§ **GOAL**:
Write the material out again in full, word for word. Do not include the pictures.

****************

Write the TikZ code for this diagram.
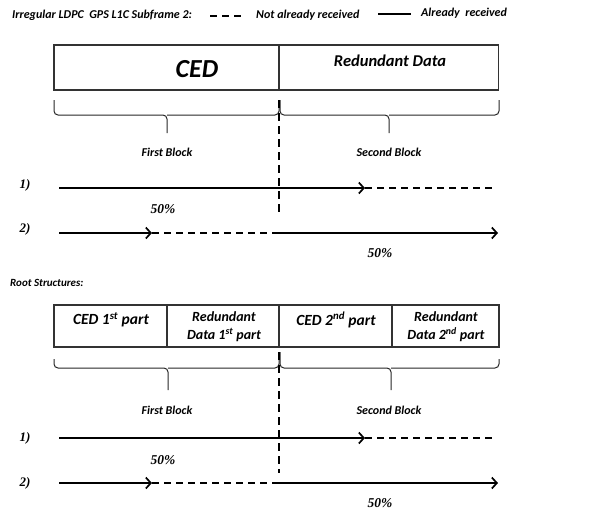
\documentclass[tikz,border=0pt]{standalone}
\usepackage{fontspec}
\setmainfont{Carlito}
\newfontfamily\numfont{Liberation Serif}
\usetikzlibrary{arrows.meta}
\begin{document}
\begin{tikzpicture}[x=1pt,y=-1pt,
  lbl/.style={inner sep=0pt,font=\bfseries\itshape},
  hdr/.style={lbl,font=\fontsize{12}{14}\selectfont\bfseries\itshape},
  blk/.style={lbl,font=\fontsize{12}{14}\selectfont\bfseries\itshape},
  num/.style={inner sep=0pt,font=\fontsize{13}{15}\selectfont\numfont\bfseries\itshape},
  pct/.style={inner sep=0pt,font=\fontsize{13.5}{15}\selectfont\numfont\bfseries\itshape},
  boxline/.style={draw=black!80,line width=1.1pt},
  brace/.style={draw=black!85,line width=1pt,rounded corners=4pt},
  gotarr/.style={line width=1.9pt,-{Straight Barb[length=5pt,width=11pt,line width=1.7pt]}},
  notyet/.style={line width=1.9pt,dash pattern=on 7pt off 5pt},
  sep/.style={line width=1.9pt,dash pattern=on 8pt off 5pt}]
\useasboundingbox (0,0) rectangle (616,512);
% header
\node[hdr,anchor=west] (title) at (12,15) {Irregular LDPC\ \ GPS L1C Subframe 2:};
\coordinate (l1a) at (210,16); \coordinate (l1b) at (246,16);
\draw[line width=1.6pt,dash pattern=on 7pt off 5pt] (l1a) -- (l1b);
\node[hdr,anchor=west] (notrec) at (256,15) {Not already received};
\coordinate (l2a) at (378,14); \coordinate (l2b) at (411,14);
\draw[line width=1.6pt] (l2a) -- (l2b);
\node[hdr,anchor=west] (rec) at (421,13) {Already\ \ received};

% ===== top structure =====
\node[boxline,minimum width=225pt,minimum height=45pt,inner sep=0pt] (ced) at (166.5,67.5) {};
\node[boxline,minimum width=219pt,minimum height=45pt,inner sep=0pt] (red) at (389,67.5) {};
\node[lbl,font=\fontsize{26}{28}\selectfont\bfseries\itshape] (cedt) at (197,69) {CED};
\node[lbl,font=\fontsize{16.5}{19}\selectfont\bfseries\itshape] (redt) at (390,61) {Redundant Data};
% braces
\draw[brace] (54,100) -- (54,115) -- (167,115) -- (167,133);
\draw[brace] (279,100) -- (279,115) -- (167,115);
\draw[brace] (280,100) -- (280,115) -- (389,115) -- (389,133);
\draw[brace] (499,100) -- (499,115) -- (389,115);
\coordinate (s1a) at (279,100); \coordinate (s1b) at (279,216);
\draw[sep] (s1a) -- (s1b);
\node[blk] (fb1) at (167,152) {First Block};
\node[blk] (sb1) at (389,152) {Second Block};
\node[num] (o1) at (25,185) {1)};
\node[num] (t1) at (25,229) {2)};
\coordinate (a1s) at (59,188); \coordinate (a1m) at (365,188); \coordinate (a1e) at (496,188);
\draw[gotarr] (a1s) -- (a1m);
\draw[notyet] (a1m) -- (a1e);
\node[pct] (p1) at (163,209) {50\%};
\coordinate (a2s) at (59,233); \coordinate (a2m) at (152,233); \coordinate (a2c) at (277,233); \coordinate (a2e) at (498,233);
\draw[gotarr] (a2s) -- (a2m);
\draw[notyet] (a2m) -- (a2c);
\draw[gotarr] (a2c) -- (a2e);
\node[pct] (p2) at (380,253) {50\%};

% ===== root structures =====
\node[lbl,font=\fontsize{11}{12}\selectfont\bfseries\itshape,anchor=west] (root) at (10,283) {Root Structures:};
\node[boxline,minimum width=113pt,minimum height=42pt,inner sep=0pt] (c1) at (110.5,326) {};
\node[boxline,minimum width=112pt,minimum height=42pt,inner sep=0pt] (r1) at (223,326) {};
\node[boxline,minimum width=113pt,minimum height=42pt,inner sep=0pt] (c2) at (335.5,326) {};
\node[boxline,minimum width=107pt,minimum height=42pt,inner sep=0pt] (r2) at (445.5,326) {};
\node[lbl,font=\fontsize{15.5}{18}\selectfont\bfseries\itshape] (c1t) at (111,320) {CED 1\textsuperscript{st} part};
\node[lbl,font=\fontsize{14}{18}\selectfont\bfseries\itshape,align=center] (r1t) at (224,327) {Redundant\\Data 1\textsuperscript{st} part};
\node[lbl,font=\fontsize{15.5}{18}\selectfont\bfseries\itshape] (c2t) at (336,320) {CED 2\textsuperscript{nd} part};
\node[lbl,font=\fontsize{14}{18}\selectfont\bfseries\itshape,align=center] (r2t) at (446,327) {Redundant\\Data 2\textsuperscript{nd} part};
% braces
\draw[brace] (54,359) -- (54,368) -- (168,368) -- (168,390);
\draw[brace] (279,352) -- (279,368) -- (168,368);
\draw[brace] (280,352) -- (280,368) -- (391,368) -- (391,390);
\draw[brace] (499,359) -- (499,368) -- (391,368);
\coordinate (s2a) at (279,352); \coordinate (s2b) at (279,473);
\draw[sep] (s2a) -- (s2b);
\node[blk] (fb2) at (167,410) {First Block};
\node[blk] (sb2) at (389,410) {Second Block};
\node[num] (o2) at (25,438) {1)};
\node[num] (t2) at (25,483) {2)};
\coordinate (b1s) at (59,438); \coordinate (b1m) at (365,438); \coordinate (b1e) at (496,438);
\draw[gotarr] (b1s) -- (b1m);
\draw[notyet] (b1m) -- (b1e);
\node[pct] (p3) at (163,460) {50\%};
\coordinate (b2s) at (59,483); \coordinate (b2m) at (152,483); \coordinate (b2c) at (277,483); \coordinate (b2e) at (498,483);
\draw[gotarr] (b2s) -- (b2m);
\draw[notyet] (b2m) -- (b2c);
\draw[gotarr] (b2c) -- (b2e);
\node[pct] (p4) at (380,503) {50\%};
\end{tikzpicture}
\end{document}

****************

§ **SOLUTION FOR THIS EXERCISE**:
Write the TikZ code for this diagram.
\documentclass[tikz,border=0pt]{standalone}
\usepackage{fontspec}
\setmainfont{Carlito}
\newfontfamily\numfont{Liberation Serif}
\usetikzlibrary{arrows.meta}
\begin{document}
\begin{tikzpicture}[x=1pt,y=-1pt,
  lbl/.style={inner sep=0pt,font=\bfseries\itshape},
  hdr/.style={lbl,font=\fontsize{12}{14}\selectfont\bfseries\itshape},
  blk/.style={lbl,font=\fontsize{12}{14}\selectfont\bfseries\itshape},
  num/.style={inner sep=0pt,font=\fontsize{13}{15}\selectfont\numfont\bfseries\itshape},
  pct/.style={inner sep=0pt,font=\fontsize{13.5}{15}\selectfont\numfont\bfseries\itshape},
  boxline/.style={draw=black!80,line width=1.1pt},
  brace/.style={draw=black!85,line width=1pt,rounded corners=4pt},
  gotarr/.style={line width=1.9pt,-{Straight Barb[length=5pt,width=11pt,line width=1.7pt]}},
  notyet/.style={line width=1.9pt,dash pattern=on 7pt off 5pt},
  sep/.style={line width=1.9pt,dash pattern=on 8pt off 5pt}]
\useasboundingbox (0,0) rectangle (616,512);
% header
\node[hdr,anchor=west] (title) at (12,15) {Irregular LDPC\ \ GPS L1C Subframe 2:};
\coordinate (l1a) at (210,16); \coordinate (l1b) at (246,16);
\draw[line width=1.6pt,dash pattern=on 7pt off 5pt] (l1a) -- (l1b);
\node[hdr,anchor=west] (notrec) at (256,15) {Not already received};
\coordinate (l2a) at (378,14); \coordinate (l2b) at (411,14);
\draw[line width=1.6pt] (l2a) -- (l2b);
\node[hdr,anchor=west] (rec) at (421,13) {Already\ \ received};

% ===== top structure =====
\node[boxline,minimum width=225pt,minimum height=45pt,inner sep=0pt] (ced) at (166.5,67.5) {};
\node[boxline,minimum width=219pt,minimum height=45pt,inner sep=0pt] (red) at (389,67.5) {};
\node[lbl,font=\fontsize{26}{28}\selectfont\bfseries\itshape] (cedt) at (197,69) {CED};
\node[lbl,font=\fontsize{16.5}{19}\selectfont\bfseries\itshape] (redt) at (390,61) {Redundant Data};
% braces
\draw[brace] (54,100) -- (54,115) -- (167,115) -- (167,133);
\draw[brace] (279,100) -- (279,115) -- (167,115);
\draw[brace] (280,100) -- (280,115) -- (389,115) -- (389,133);
\draw[brace] (499,100) -- (499,115) -- (389,115);
\coordinate (s1a) at (279,100); \coordinate (s1b) at (279,216);
\draw[sep] (s1a) -- (s1b);
\node[blk] (fb1) at (167,152) {First Block};
\node[blk] (sb1) at (389,152) {Second Block};
\node[num] (o1) at (25,185) {1)};
\node[num] (t1) at (25,229) {2)};
\coordinate (a1s) at (59,188); \coordinate (a1m) at (365,188); \coordinate (a1e) at (496,188);
\draw[gotarr] (a1s) -- (a1m);
\draw[notyet] (a1m) -- (a1e);
\node[pct] (p1) at (163,209) {50\%};
\coordinate (a2s) at (59,233); \coordinate (a2m) at (152,233); \coordinate (a2c) at (277,233); \coordinate (a2e) at (498,233);
\draw[gotarr] (a2s) -- (a2m);
\draw[notyet] (a2m) -- (a2c);
\draw[gotarr] (a2c) -- (a2e);
\node[pct] (p2) at (380,253) {50\%};

% ===== root structures =====
\node[lbl,font=\fontsize{11}{12}\selectfont\bfseries\itshape,anchor=west] (root) at (10,283) {Root Structures:};
\node[boxline,minimum width=113pt,minimum height=42pt,inner sep=0pt] (c1) at (110.5,326) {};
\node[boxline,minimum width=112pt,minimum height=42pt,inner sep=0pt] (r1) at (223,326) {};
\node[boxline,minimum width=113pt,minimum height=42pt,inner sep=0pt] (c2) at (335.5,326) {};
\node[boxline,minimum width=107pt,minimum height=42pt,inner sep=0pt] (r2) at (445.5,326) {};
\node[lbl,font=\fontsize{15.5}{18}\selectfont\bfseries\itshape] (c1t) at (111,320) {CED 1\textsuperscript{st} part};
\node[lbl,font=\fontsize{14}{18}\selectfont\bfseries\itshape,align=center] (r1t) at (224,327) {Redundant\\Data 1\textsuperscript{st} part};
\node[lbl,font=\fontsize{15.5}{18}\selectfont\bfseries\itshape] (c2t) at (336,320) {CED 2\textsuperscript{nd} part};
\node[lbl,font=\fontsize{14}{18}\selectfont\bfseries\itshape,align=center] (r2t) at (446,327) {Redundant\\Data 2\textsuperscript{nd} part};
% braces
\draw[brace] (54,359) -- (54,368) -- (168,368) -- (168,390);
\draw[brace] (279,352) -- (279,368) -- (168,368);
\draw[brace] (280,352) -- (280,368) -- (391,368) -- (391,390);
\draw[brace] (499,359) -- (499,368) -- (391,368);
\coordinate (s2a) at (279,352); \coordinate (s2b) at (279,473);
\draw[sep] (s2a) -- (s2b);
\node[blk] (fb2) at (167,410) {First Block};
\node[blk] (sb2) at (389,410) {Second Block};
\node[num] (o2) at (25,438) {1)};
\node[num] (t2) at (25,483) {2)};
\coordinate (b1s) at (59,438); \coordinate (b1m) at (365,438); \coordinate (b1e) at (496,438);
\draw[gotarr] (b1s) -- (b1m);
\draw[notyet] (b1m) -- (b1e);
\node[pct] (p3) at (163,460) {50\%};
\coordinate (b2s) at (59,483); \coordinate (b2m) at (152,483); \coordinate (b2c) at (277,483); \coordinate (b2e) at (498,483);
\draw[gotarr] (b2s) -- (b2m);
\draw[notyet] (b2m) -- (b2c);
\draw[gotarr] (b2c) -- (b2e);
\node[pct] (p4) at (380,503) {50\%};
\end{tikzpicture}
\end{document}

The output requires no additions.